Il futuro del Paese africano appare a questo punto appeso ad un filo, dal momento che il caos provocato dalla guerra civile potrebbe avere conseguenze imprevedibili. A partire dal 2011, infatti, la Libia è attanagliata dal conflitto armato tra le varie fazioni in lotta per colmare il vuoto di potere che si aprì con l’uccisione dell’ex Presidente Mu’ammar Gheddafi. I diversi governi che si sono succeduti hanno tentato di imporre l’autorità del potere centrale sui vari gruppi di ribelli che gradualmente sono emersi, cercando di disarmarli o di integrarli nell’esercito nazionale, ma l’obiettivo è sostanzialmente fallito, in quanto le amministrazioni centrali si sono sempre dimostrate troppo deboli ed il parlamento troppo diviso; pertanto, fazioni diverse si dividono oggi il controllo del Paese.

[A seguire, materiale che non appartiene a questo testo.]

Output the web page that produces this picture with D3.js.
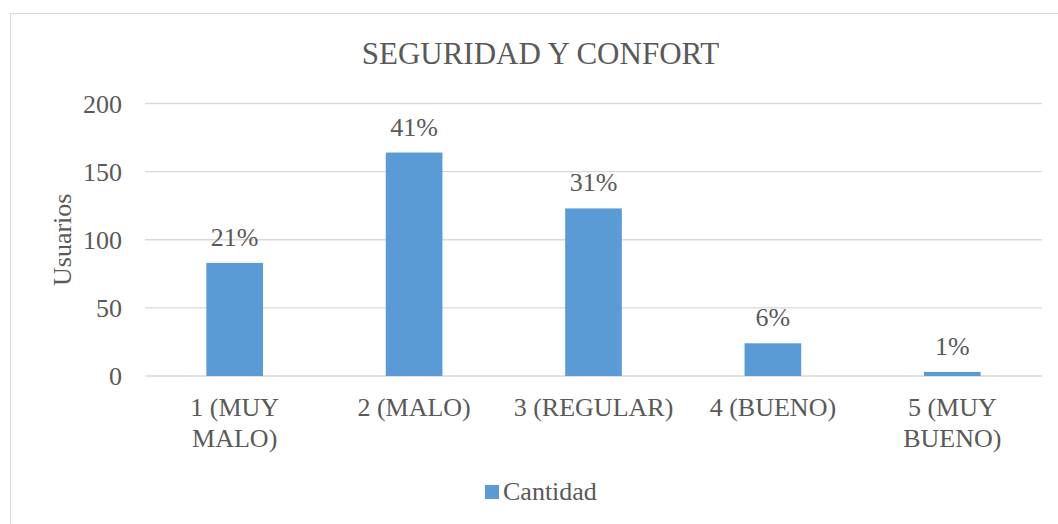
<!DOCTYPE html>
<html>
<head>
<meta charset="utf-8">
<script src="https://cdn.jsdelivr.net/npm/d3@7"></script>
<style>
  html, body { margin: 0; padding: 0; background: #fff; }
  svg text { font-family: 'Times New Roman', 'Liberation Serif', Times, serif; fill: #595959; }
</style>
</head>
<body>
<div id="chart"></div>
<script>
// chart data
const categories = [["1 (MUY", "MALO)"], ["2 (MALO)"], ["3 (REGULAR)"], ["4 (BUENO)"], ["5 (MUY", "BUENO)"]];
const cantidad = [83, 164, 123, 24, 3];
const percentLabels = ["21%", "41%", "31%", "6%", "1%"];
const yTicks = [0, 50, 100, 150, 200];

const width = 1058, height = 524;
const plot = {left: 145, right: 1042, top: 103.5, bottom: 376};
const serif = "'Times New Roman', 'Liberation Serif', Times, serif";

const svg = d3.select('#chart').append('svg')
    .attr('width', width)
    .attr('height', height)
    .attr('font-family', serif);

// outer chart frame (runs off the right and bottom edge)
svg.append('rect')
    .attr('x', 10.5).attr('y', 13.5)
    .attr('width', 1060).attr('height', 530)
    .attr('fill', 'none')
    .attr('stroke', '#d9d9d9');

const xScale = d3.scaleBand()
    .domain(d3.range(categories.length))
    .range([plot.left, plot.right])
    .paddingInner(0.684)
    .paddingOuter(0.342);

const yScale = d3.scaleLinear().domain([0, 200]).range([plot.bottom, plot.top]);

// gridlines
svg.append('g')
    .selectAll('line')
    .data(yTicks)
    .enter().append('line')
        .attr('x1', plot.left).attr('x2', plot.right)
        .attr('y1', d => yScale(d)).attr('y2', d => yScale(d))
        .attr('stroke', '#d9d9d9')
        .attr('stroke-width', 1.3);

// y tick labels
svg.append('g')
    .selectAll('text')
    .data(yTicks)
    .enter().append('text')
        .attr('x', 122)
        .attr('y', d => yScale(d) + 9)
        .attr('text-anchor', 'end')
        .attr('font-size', 26)
        .text(d => d);

// bars
svg.append('g')
    .selectAll('rect')
    .data(cantidad)
    .enter().append('rect')
        .attr('x', (d, i) => xScale(i))
        .attr('y', d => yScale(d))
        .attr('width', xScale.bandwidth())
        .attr('height', d => yScale(0) - yScale(d))
        .attr('fill', '#5b9bd5');

// percent labels
svg.append('g')
    .selectAll('text')
    .data(cantidad)
    .enter().append('text')
        .attr('x', (d, i) => xScale(i) + xScale.bandwidth() / 2)
        .attr('y', d => yScale(d) - 17)
        .attr('text-anchor', 'middle')
        .attr('font-size', 26)
        .text((d, i) => percentLabels[i]);

// category labels
const catG = svg.append('g')
    .selectAll('text')
    .data(categories)
    .enter().append('text')
        .attr('text-anchor', 'middle')
        .attr('font-size', 26)
        .attr('transform', (d, i) => `translate(${xScale(i) + xScale.bandwidth() / 2}, 416)`);

catG.selectAll('tspan')
    .data(d => d)
    .enter().append('tspan')
        .attr('x', 0)
        .attr('y', (d, j) => j * 31)
        .text(d => d);

// title
svg.append('text')
    .attr('x', (plot.left + plot.right) / 2 - 53)
    .attr('y', 64)
    .attr('text-anchor', 'middle')
    .attr('font-size', 31)
    .text('SEGURIDAD Y CONFORT');

// y axis title
svg.append('text')
    .attr('transform', `translate(71, ${(plot.top + plot.bottom) / 2}) rotate(-90)`)
    .attr('text-anchor', 'middle')
    .attr('font-size', 26)
    .text('Usuarios');

// legend
const legend = svg.append('g').attr('transform', 'translate(485, 485)');
legend.append('rect')
    .attr('width', 14).attr('height', 14)
    .attr('fill', '#5b9bd5');
legend.append('text')
    .attr('x', 18)
    .attr('y', 15)
    .attr('font-size', 26)
    .text('Cantidad');
</script>
</body>
</html>
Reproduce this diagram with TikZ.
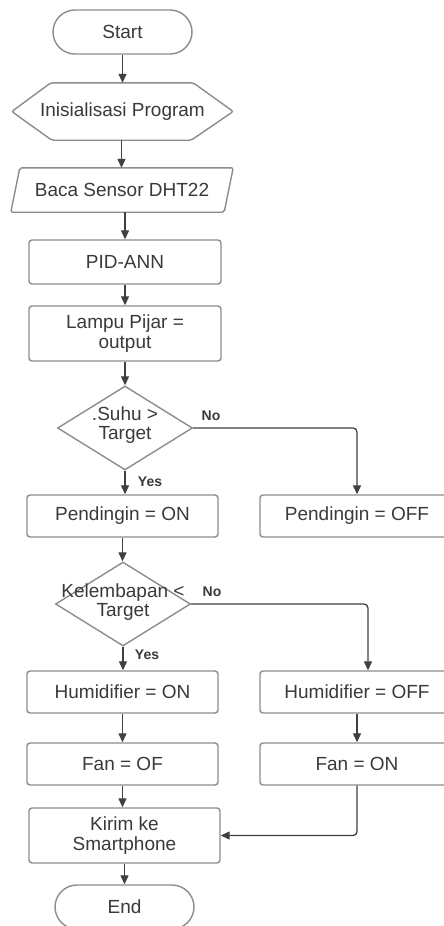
\documentclass[tikz,border=0pt]{standalone}
\usepackage{fontspec}
\setmainfont{Liberation Sans}
\usetikzlibrary{shapes.misc,shapes.geometric,arrows.meta,calc}
\definecolor{txt}{HTML}{3A3A3A}
\definecolor{bord}{HTML}{8C8C8C}
\definecolor{conncol}{HTML}{404040}
\begin{document}
\begin{tikzpicture}[x=1pt,y=-1pt,
  every node/.style={text=txt,font=\fontsize{19}{19.5}\selectfont,align=center,inner sep=0pt},
  procbox/.style={draw=bord,line width=1.4pt,rounded corners=3pt,minimum width=191pt,minimum height=42pt},
  termbox/.style={draw=bord,line width=1.4pt,rounded rectangle,minimum width=139pt,minimum height=44pt},
  shapeline/.style={draw=bord,line width=1.4pt,rounded corners=2pt},
  decbox/.style={diamond,draw=bord,line width=1.4pt,minimum width=135pt,minimum height=84pt},
  conn/.style={draw=conncol,line width=1.3pt,rounded corners=4pt,-{Triangle[length=9pt,width=8pt]}},
  lbl/.style={font=\bfseries\fontsize{14}{14}\selectfont,text=txt}]
\useasboundingbox[fill=white] (0,0) rectangle (444,926);

% nodes
\node[termbox] (start) at (122.5,32) {Start};
\node[minimum width=221pt,minimum height=57pt] (init) at (122.5,111.5) {Inisialisasi Program};
\draw[shapeline] ($(init.west)$) -- ($(init.north west)+(39,0)$) -- ($(init.north east)+(-40,0)$) -- (init.east) -- ($(init.south east)+(-42,0)$) -- ($(init.south west)+(40,0)$) -- cycle;
\node[minimum width=213pt,minimum height=44pt] (baca) at (122,190) {Baca Sensor DHT22};
\draw[shapeline] ($(baca.north west)+(4.5,0)$) -- ($(baca.north east)+(4.5,0)$) -- ($(baca.south east)+(-4.5,0)$) -- ($(baca.south west)+(-4.5,0)$) -- cycle;
\node[procbox,minimum width=192pt,minimum height=44pt] (pid) at (125,262) {PID-ANN};
\node[procbox,minimum width=192pt,minimum height=55pt] (lampu) at (125,333.5) {Lampu Pijar =\\output};
\node[decbox] (d1) at (125,428) {};
\node at (125,425) {.Suhu >\\Target};
\node[procbox] (pon) at (122.5,516) {Pendingin = ON};
\node[procbox,minimum width=194pt] (poff) at (357,516) {Pendingin = OFF};
\node[decbox] (d2) at (123,604) {};
\node at (123,602) {Kelembapan <\\Target};
\node[procbox] (hon) at (122.5,692) {Humidifier = ON};
\node[procbox,minimum width=194pt] (hoff) at (357,692) {Humidifier = OFF};
\node[procbox] (fof) at (122.5,764) {Fan = OF};
\node[procbox,minimum width=194pt] (fon) at (357,764) {Fan = ON};
\node[procbox,minimum width=191pt,minimum height=55pt] (kirim) at (124.5,835.5) {Kirim ke\\Smartphone};
\node[termbox] (end) at (124.5,907) {End};

% labels
\node[lbl] (no1) at (211,416) {No};
\node[lbl] (yes1) at (150,482) {Yes};
\node[lbl] (no2) at (212,592) {No};
\node[lbl] (yes2) at (147,655) {Yes};

% connectors
\draw[conn] (start.south) -- (start.south |- init.north);
\draw[conn] ([xshift=-1pt]init.south) -- ([xshift=-1pt]init.south |- baca.north);
\draw[conn] ([xshift=3pt]baca.south) -- ([xshift=3pt]baca.south |- pid.north);
\draw[conn] (pid.south) -- (pid.south |- lampu.north);
\draw[conn] (lampu.south) -- (lampu.south |- d1.north);
\draw[conn] (d1.south) -- (d1.south |- pon.north);
\draw[conn] (d1.east) -| (poff.north);
\draw[conn] (pon.south) -- (pon.south |- d2.north);
\draw[conn] (d2.south) -- (d2.south |- hon.north);
\draw[conn] (d2.east) -| ([xshift=11pt]hoff.north);
\draw[conn] (hon.south) -- (hon.south |- fof.north);
\draw[conn] (hoff.south) -- (hoff.south |- fon.north);
\draw[conn] (fof.south) -- (fof.south |- kirim.north);
\draw[conn] (fon.south) |- (kirim.east);
\draw[conn] (kirim.south) -- (kirim.south |- end.north);
\end{tikzpicture}
\end{document}
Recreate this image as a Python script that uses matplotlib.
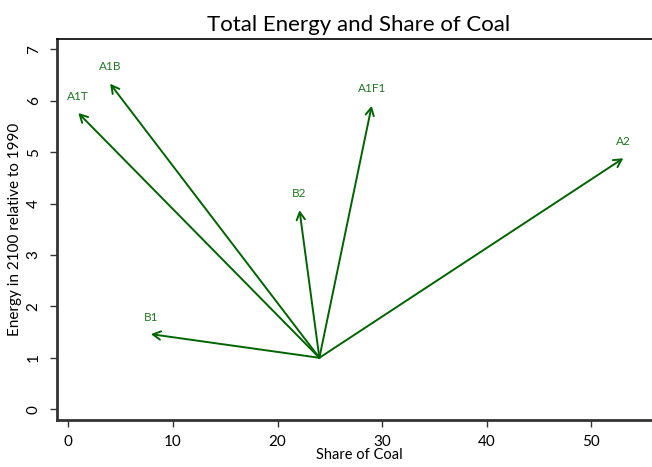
import matplotlib
matplotlib.use("Agg")
import matplotlib.pyplot as plt

scenarios = ["A1T", "A1B", "B2", "A1F1", "A2", "B1"]
coal_share = [0.96, 4.0, 22.1, 29.0, 53.05, 7.9]
energy = [5.76, 6.33, 3.87, 5.9, 4.88, 1.46]
origin_share = 24.0
origin_energy = 1.0

plt.rcParams['font.family'] = ['Lato', 'DejaVu Sans']

fig = plt.figure(figsize=(6.52, 4.67), dpi=100)
ax = fig.add_axes([0.0879, 0.1006, 0.925, 0.8159])

line_col = '#006400'
text_col = '#1f7a1f'
for name, x, y in zip(scenarios, coal_share, energy):
    ax.annotate('', xy=(x, y), xytext=(origin_share, origin_energy),
                arrowprops=dict(arrowstyle='->,head_length=0.55,head_width=0.3',
                                color=line_col, lw=1.4, shrinkA=0, shrinkB=0))
    ax.text(x, y + 0.33, name, color=text_col, fontsize=8.5, ha='center', va='center')

ax.set_xlim(-1.05, 56.6)
ax.set_ylim(-0.21, 7.2)
ax.set_xticks([0, 10, 20, 30, 40, 50])
ax.set_yticks(range(8))
ax.spines['right'].set_visible(False)
ax.spines['top'].set_color('black')
ax.spines['top'].set_linewidth(1.2)
for s in ['left', 'bottom']:
    ax.spines[s].set_color('#333333')
    ax.spines[s].set_linewidth(2)
ax.tick_params(direction='out', length=5, width=1, colors='#333333', labelcolor='black', labelsize=11)
ax.tick_params(axis='x', pad=6)
ax.tick_params(axis='y', pad=7)
for lab in ax.get_yticklabels():
    lab.set_rotation(90)
    lab.set_va('center')
ax.set_title('Total Energy and Share of Coal', fontsize=16, pad=6)
ax.set_xlabel('Share of Coal', fontsize=10.5, labelpad=-1)
ax.set_ylabel('Energy in 2100 relative to 1990', fontsize=11, labelpad=3)

fig.savefig('out.png', dpi=100)
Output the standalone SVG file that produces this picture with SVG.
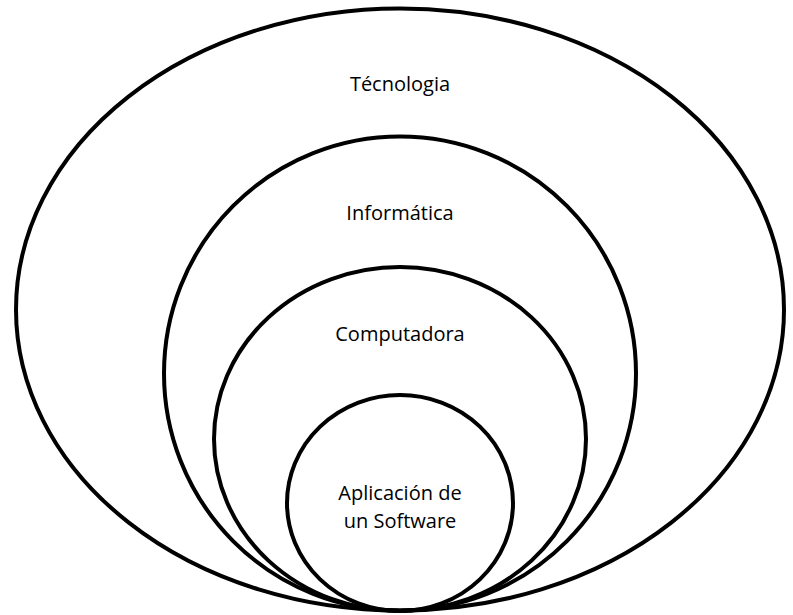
<svg xmlns="http://www.w3.org/2000/svg" width="793" height="615" viewBox="0 0 793 615">
<style>
.e{fill:none;stroke:#000;stroke-width:4}
.t{font-family:"Open Sans","Liberation Sans",sans-serif;font-size:20px;fill:#000;text-anchor:middle}
</style>
<rect width="793" height="615" fill="#fff"/>
<g id="tecnologia"><ellipse class="e" cx="400" cy="309.5" rx="384" ry="301"/><text class="t" x="400" y="91">Técnologia</text></g>
<g id="informatica"><ellipse class="e" cx="400" cy="373.5" rx="236" ry="237"/><text class="t" x="400" y="220">Informática</text></g>
<g id="computadora"><ellipse class="e" cx="400" cy="439" rx="186" ry="172"/><text class="t" x="400" y="341">Computadora</text></g>
<g id="aplicacion"><ellipse class="e" cx="400" cy="503" rx="113" ry="108"/><text class="t" x="400" y="500">Aplicación de</text><text class="t" x="400" y="528">un Software</text></g>
<g id="connectors"/>
</svg>
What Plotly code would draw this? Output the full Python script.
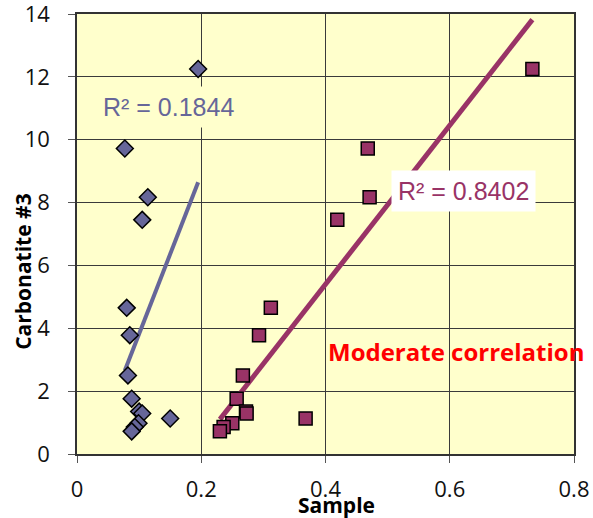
import numpy as np
import plotly.graph_objects as go

# Carbonatite #3 values shared by both sample series
carbonatite = [12.25, 9.72, 8.17, 7.45, 4.65, 3.78, 2.50, 1.76, 1.35, 1.29, 1.13, 0.98, 0.86, 0.72]

# Sample values, first series (diamonds)
sample_a = [0.195, 0.077, 0.114, 0.105, 0.080, 0.085, 0.082, 0.088, 0.100, 0.105, 0.150, 0.099, 0.093, 0.088]
# Sample values, second series (squares)
sample_b = [0.733, 0.468, 0.471, 0.419, 0.312, 0.293, 0.267, 0.257, 0.272, 0.273, 0.368, 0.250, 0.236, 0.230]

r2_a = "R² = 0.1844"
r2_b = "R² = 0.8402"

x_ticks = [0, 0.2, 0.4, 0.6, 0.8]
y_ticks = [0, 2, 4, 6, 8, 10, 12, 14]

BLUE = "#666699"
PLUM = "#993366"


def linear_trend(x, y):
    """Least-squares line spanning the x range of the series."""
    x = np.asarray(x)
    slope, intercept = np.polyfit(x, np.asarray(y), 1)
    xs = np.array([x.min(), x.max()])
    return xs, slope * xs + intercept


fig = go.Figure()

ta_x, ta_y = linear_trend(sample_a, carbonatite)
tb_x, tb_y = linear_trend(sample_b, carbonatite)

fig.add_trace(go.Scatter(x=ta_x, y=ta_y, mode="lines",
                         line=dict(color=BLUE, width=4), showlegend=False, hoverinfo="skip"))
fig.add_trace(go.Scatter(x=tb_x, y=tb_y, mode="lines",
                         line=dict(color=PLUM, width=5), showlegend=False, hoverinfo="skip"))

fig.add_trace(go.Scatter(x=sample_a, y=carbonatite, mode="markers", showlegend=False,
                         marker=dict(symbol="diamond", size=13, color=BLUE,
                                     line=dict(color="#000000", width=1.5))))
fig.add_trace(go.Scatter(x=sample_b, y=carbonatite, mode="markers", showlegend=False,
                         marker=dict(symbol="square", size=13, color=PLUM,
                                     line=dict(color="#000000", width=1.5))))

axis_common = dict(
    showgrid=True, gridcolor="#3a3a3a", gridwidth=1,
    showline=True, linecolor="#333333", linewidth=1.5, mirror=True,
    ticks="outside", ticklen=7, tickcolor="#555555", tickwidth=1,
    tickfont=dict(family="Open Sans", size=22, color="#111111"),
    zeroline=False, automargin=False, ticklabeloverflow="allow",
)

fig.update_xaxes(range=[0, 0.8], tickvals=x_ticks, ticktext=[f"{v:g}" for v in x_ticks],
                 ticklabelstandoff=8, **axis_common)
fig.update_yaxes(range=[0, 14], tickvals=y_ticks, ticktext=[str(v) for v in y_ticks],
                 ticklabelstandoff=14, **axis_common)

fig.add_annotation(x=0.148, y=11.05, xref="x", yref="y", text=r2_a, showarrow=False,
                   font=dict(family="Liberation Sans", size=25, color=BLUE),
                   bgcolor="#FFFFCC", borderpad=6)
fig.add_annotation(x=0.6216, y=8.36, xref="x", yref="y", text=r2_b, showarrow=False,
                   font=dict(family="Liberation Sans", size=25, color=PLUM),
                   bgcolor="#FFFFFF", borderpad=6)
fig.add_annotation(x=0.610, y=3.25, xref="x", yref="y", text="<b>Moderate correlation</b>",
                   showarrow=False, font=dict(family="Open Sans", size=24, color="#FF0000"))

fig.add_annotation(x=0.523, y=-0.116, xref="paper", yref="paper", text="<b>Sample</b>",
                   showarrow=False, yanchor="middle",
                   font=dict(family="Open Sans", size=21, color="#000000"))
fig.add_annotation(x=-0.1087, y=0.414, xref="paper", yref="paper", text="<b>Carbonatite #3</b>",
                   showarrow=False, textangle=-90, xanchor="center", yanchor="middle",
                   font=dict(family="Open Sans", size=21, color="#000000"))

fig.update_layout(
    width=593, height=518,
    margin=dict(l=77, r=19, t=14, b=64),
    paper_bgcolor="#FFFFFF", plot_bgcolor="#FFFFCC",
    showlegend=False,
)

fig.write_html("out.html")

La più agguerrita e maggiormente coinvolta negli scontri è la coalizione della cosiddetta “Operazione Dignità”, che raccoglie varie forze federaliste ancora fedeli a Gheddafi, cui si aggiungono ex soldati e generali dell’esercito nonché la “Guardia degli impianti petroliferi” (che controlla ancora alcuni giacimenti): tale forza ha fondato un governo alternativo con sede nella cittadina sudorientale di Tobruk e riceve appoggio politico e forti finanziamenti da Russia, Egitto ed Emirati Arabi Uniti. Le province sud-occidentali del Paese, invece, sono controllate dalla coalizione di “Alba Libica”, che comprende diversi gruppi etnici tribali come berberi, tuareg e tebu: essi si considerano unici eredi legittimi del controllo della Libia ed a loro volta hanno fondato un Parlamento autoproclamatosi continuazione di quello precedentemente guidato da Gheddafi. Al quadro degli schieramenti avversi, negli scorsi anni si sono aggiunti alcuni gruppi jihadisti affiliati all’ISIS, che non sono riusciti ad avanzare nell’interno del Paese ma sono ancora asserragliati in alcune roccaforti sulla costa settentrionale, come le città di Derna e Sirte. Nonostante la comunità internazionale sostenga il Primo Ministro di Tripoli Fayez al-Serraj, il governo di accordo nazionale controlla solo una minima porzione del Paese (tra cui la regione della Capitale) ed ha dimostrato di essere molto debole sia politicamente sia militarmente, sicuramente non in grado di imporre il proprio controllo su tutta la Libia.